Data Matching Operation (matchingJob)¶
The operation is designed to search for new/update existing duplicate records in selected sets of matching rules. The operation updates the mapping tables, thereby forming clusters of duplicates.
Operation Parameters¶
User account name (text field). The login of the account used for the operation.
Rule sets block size (integer). The number of rule sets processed simultaneously when the operation is started. By default, 10.
Rule sets (drop-down list). A list of rule sets that operations should be processed.
Table update block size (integer). The number of simultaneously processed records (in the mapping table) when the operation is started. By default, 1024.
Notes:
The operation does not include the cluster consolidation function, regardless of whether auto-consolidation is enabled or not.
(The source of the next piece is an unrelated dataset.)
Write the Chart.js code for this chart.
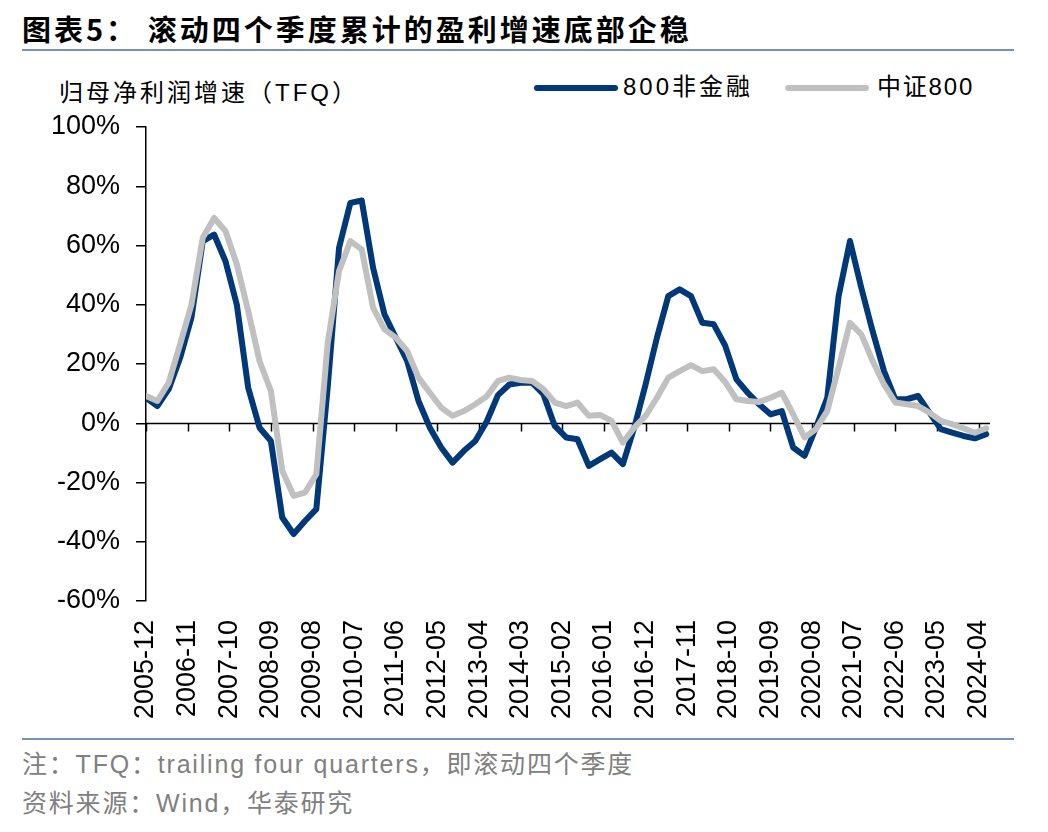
<!DOCTYPE html>
<html>
<head>
<meta charset="utf-8">
<script src="https://cdn.jsdelivr.net/npm/chart.js@4.4.0/dist/chart.umd.min.js"></script>
<style>
  body { margin: 0; width: 1048px; height: 832px; background: #fff; position: relative; overflow: hidden;
         font-family: "Liberation Sans", "Noto Sans CJK SC", sans-serif; color: #000; }
  .abs { position: absolute; white-space: nowrap; }
  #title { left: 22px; top: 8px; font-size: 29px; font-weight: bold; letter-spacing: 3px;
           font-family: "Noto Sans CJK SC", sans-serif; line-height: 40px; }
  .rule { position: absolute; left: 22px; width: 992px; height: 2px; background: #7393bd; }
  #ytitle { left: 59px; top: 76px; font-size: 24px; line-height: 34px; letter-spacing: 3px; }
  .swatch { position: absolute; height: 6px; border-radius: 3px; }
  .legtext { font-size: 24px; line-height: 34px; }
  .note { left: 22px; font-size: 25px; color: #808080; line-height: 30px; letter-spacing: 1.8px; }
  #chartwrap { position: absolute; left: 0; top: 100px; width: 1048px; height: 635px; }
</style>
</head>
<body>
<div id="title" class="abs">图表5：&nbsp;滚动四个季度累计的盈利增速底部企稳</div>
<div class="rule" style="top:49px"></div>
<div id="ytitle" class="abs">归母净利润增速（TFQ）</div>
<div class="swatch" style="left:534px;top:85px;width:84px;background:#003878"></div>
<div class="abs legtext" style="left:623px;top:70px;letter-spacing:3px">800非金融</div>
<div class="swatch" style="left:785px;top:85px;width:84px;background:#c0c0c0"></div>
<div class="abs legtext" style="left:877px;top:70px;letter-spacing:1.8px">中证800</div>
<div id="chartwrap"><canvas id="profitChart" width="1048" height="635"></canvas></div>
<div class="rule" style="top:738px"></div>
<div class="abs note" style="top:749px">注：TFQ：trailing four quarters，即滚动四个季度</div>
<div class="abs note" style="top:788px">资料来源：Wind，华泰研究</div>

<script>
// quarter ends, 2005-12 .. 2024-06
const quarters = [
  '2005-12',
  '2006-03', '2006-06', '2006-09', '2006-12',
  '2007-03', '2007-06', '2007-09', '2007-12',
  '2008-03', '2008-06', '2008-09', '2008-12',
  '2009-03', '2009-06', '2009-09', '2009-12',
  '2010-03', '2010-06', '2010-09', '2010-12',
  '2011-03', '2011-06', '2011-09', '2011-12',
  '2012-03', '2012-06', '2012-09', '2012-12',
  '2013-03', '2013-06', '2013-09', '2013-12',
  '2014-03', '2014-06', '2014-09', '2014-12',
  '2015-03', '2015-06', '2015-09', '2015-12',
  '2016-03', '2016-06', '2016-09', '2016-12',
  '2017-03', '2017-06', '2017-09', '2017-12',
  '2018-03', '2018-06', '2018-09', '2018-12',
  '2019-03', '2019-06', '2019-09', '2019-12',
  '2020-03', '2020-06', '2020-09', '2020-12',
  '2021-03', '2021-06', '2021-09', '2021-12',
  '2022-03', '2022-06', '2022-09', '2022-12',
  '2023-03', '2023-06', '2023-09', '2023-12',
  '2024-03', '2024-06'
];

// 800非金融 (%)
const nonFinancial = [
  8.6,
  5.8, 11.5, 22.0, 35.6,
  61.5, 63.7, 54.7, 40.0,
  12.0, -1.5, -6.0, -31.8,
  -37.4, -33.0, -29.0, 12.0,
  59.2, 74.4, 75.2, 52.5,
  36.8, 28.9, 21.0, 7.5,
  -1.5, -8.2, -13.3, -9.3,
  -6.0, 0.5, 9.5, 13.1,
  13.7, 13.7, 9.8, -0.9,
  -4.8, -5.4, -14.4, -12.1,
  -9.9, -13.8, -1.5, 13.1,
  28.9, 42.9, 45.2, 42.9,
  33.9, 33.4, 26.3, 14.8,
  10.3, 6.4, 3.0, 4.1,
  -8.2, -11.0, -1.5, 8.6,
  42.9, 61.5, 45.7, 31.0,
  17.6, 8.1, 8.1, 9.2,
  3.6, -2.0, -3.2, -4.3,
  -5.1, -3.7
];

// 中证800 (%)
const csi800 = [
  9.2,
  7.5, 13.7, 26.6, 40.0,
  62.6, 69.3, 64.9, 53.6,
  37.9, 21.0, 10.9, -16.0,
  -24.5, -23.4, -17.2, 27.0,
  51.4, 61.5, 58.7, 39.0,
  31.7, 28.9, 24.4, 15.4,
  10.3, 5.3, 2.5, 4.1,
  6.4, 9.0, 14.3, 15.4,
  14.6, 14.3, 11.5, 7.0,
  5.8, 7.0, 2.5, 2.8,
  0.8, -6.5, -1.5, 2.5,
  8.6, 15.4, 17.6, 19.6,
  17.6, 18.2, 14.0, 8.1,
  7.5, 7.2, 8.6, 10.3,
  3.0, -4.8, -2.0, 4.1,
  18.8, 33.9, 30.0, 21.0,
  13.1, 7.0, 6.4, 5.8,
  3.6, 0.8, -0.3, -1.7,
  -3.2, -1.7
];

const tickLabels = [
  '2005-12', '2006-11', '2007-10', '2008-09', '2009-08', '2010-07', '2011-06',
  '2012-05', '2013-04', '2014-03', '2015-02', '2016-01', '2016-12', '2017-11',
  '2018-10', '2019-09', '2020-08', '2021-07', '2022-06', '2023-05', '2024-04'
];

// months counted from 2005-12
function monthIndex(s) {
  const [yy, mm] = s.split('-').map(Number);
  return (yy - 2005) * 12 + mm - 12;
}

function toPoints(values) {
  return quarters.map((q, i) => ({ x: monthIndex(q), y: values[i] }));
}

// zero line with the small tick marks, drawn under the lines
const zeroAxis = {
  id: 'zeroAxis',
  beforeDatasetsDraw(chart) {
    const { ctx, chartArea, scales } = chart;
    const y0 = Math.round(scales.y.getPixelForValue(0)) + 0.5;
    ctx.save();
    ctx.strokeStyle = '#000';
    ctx.lineWidth = 1.5;
    ctx.beginPath();
    ctx.moveTo(chartArea.left, y0);
    ctx.lineTo(chartArea.right, y0);
    scales.x.ticks.forEach(t => {
      const px = Math.round(scales.x.getPixelForValue(t.value)) + 0.5;
      ctx.moveTo(px, y0);
      ctx.lineTo(px, y0 + 8);
    });
    ctx.stroke();
    ctx.restore();
  }
};

new Chart(document.getElementById('profitChart'), {
  type: 'line',
  data: {
    datasets: [
      {
        label: '中证800',
        data: toPoints(csi800),
        borderColor: '#c0c0c0',
        borderWidth: 6,
        order: 0
      },
      {
        label: '800非金融',
        data: toPoints(nonFinancial),
        borderColor: '#003878',
        borderWidth: 6,
        order: 1
      }
    ]
  },
  options: {
    responsive: false,
    devicePixelRatio: 1,
    animation: false,
    layout: { padding: { left: 0, top: 27, right: 58, bottom: 0 } },
    elements: {
      point: { radius: 0, hoverRadius: 0 },
      line: { tension: 0, borderJoinStyle: 'round', borderCapStyle: 'round' }
    },
    plugins: { legend: { display: false }, tooltip: { enabled: false } },
    scales: {
      x: {
        type: 'linear',
        min: 0,
        max: 223,
        afterBuildTicks: (scale) => {
          scale.ticks = tickLabels.map(l => ({ value: monthIndex(l) }));
        },
        afterFit: (scale) => { scale.height = 134; },
        grid: { display: false, drawTicks: false },
        border: { display: false },
        ticks: {
          autoSkip: false,
          minRotation: 90,
          maxRotation: 90,
          padding: 19,
          color: '#000',
          font: { family: 'Liberation Sans', size: 27 },
          callback: (v) => tickLabels.find(l => monthIndex(l) === v) || ''
        }
      },
      y: {
        min: -60,
        max: 100,
        afterFit: (scale) => {
          scale.width = 146;
          scale.paddingTop = 0;
          scale.paddingBottom = 0;
        },
        grid: { drawOnChartArea: false, drawTicks: true, tickLength: 10, color: '#000', lineWidth: 1.5 },
        border: { display: true, color: '#000', width: 1.5 },
        ticks: {
          stepSize: 20,
          padding: 16,
          color: '#000',
          font: { family: 'Liberation Sans', size: 27 },
          callback: (v) => v + '%'
        }
      }
    }
  },
  plugins: [zeroAxis]
});
</script>
</body>
</html>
The notification of the completion of the operation displays the number of clusters received. You can download a csv file with their description.
Applying Operation¶
When updating the data mapping model (for example, if a new column is added). In this case, both tables and clusters of records should be recalculated.
When changing the search algorithm (case-independent --> case-dependent, exact --> fuzzy). In this case, the record clusters should be recalculated.
When batch loading records with real-time matching disabled (XLSX/REST/Custom). As a result, matching tables are formed, the matching should be recalculated. Then it is recommended to enable real-time matching so that duplicate search works after single inserts.
Comparing with ReindexDataJob¶
Reindex operation (reindexDataJob) should be started when the data model has changed and the search indexes need to be updated for it; or when something has happened to the indexes and they need to be repaired.
The data matching operation (matchingJob) should be started when the data matching model has changed or when it is necessary to perform a mass matching.
reindex Data Job with the "Update matching tables data" flag in the part of mapping indexes performs:
Updates the matching tables (matching algorithms work with them).
If real-time matching is enabled (parameter org.unidata.mdm.matching.data.real.time.matching.enabled in backend.properties):, calculates duplicate clusters.
Features of reindexDataJob: you can choose which records of entities/reference sets will be affected.
matchingJob does:
Updates the matching tables (matching algorithms work with them).
Calculates duplicate clusters regardless of whether real-time is enabled or not.
Features of matchingJob:
You can choose by which sets of matching rules records will be affected.
More detailed notification on the result of the operation.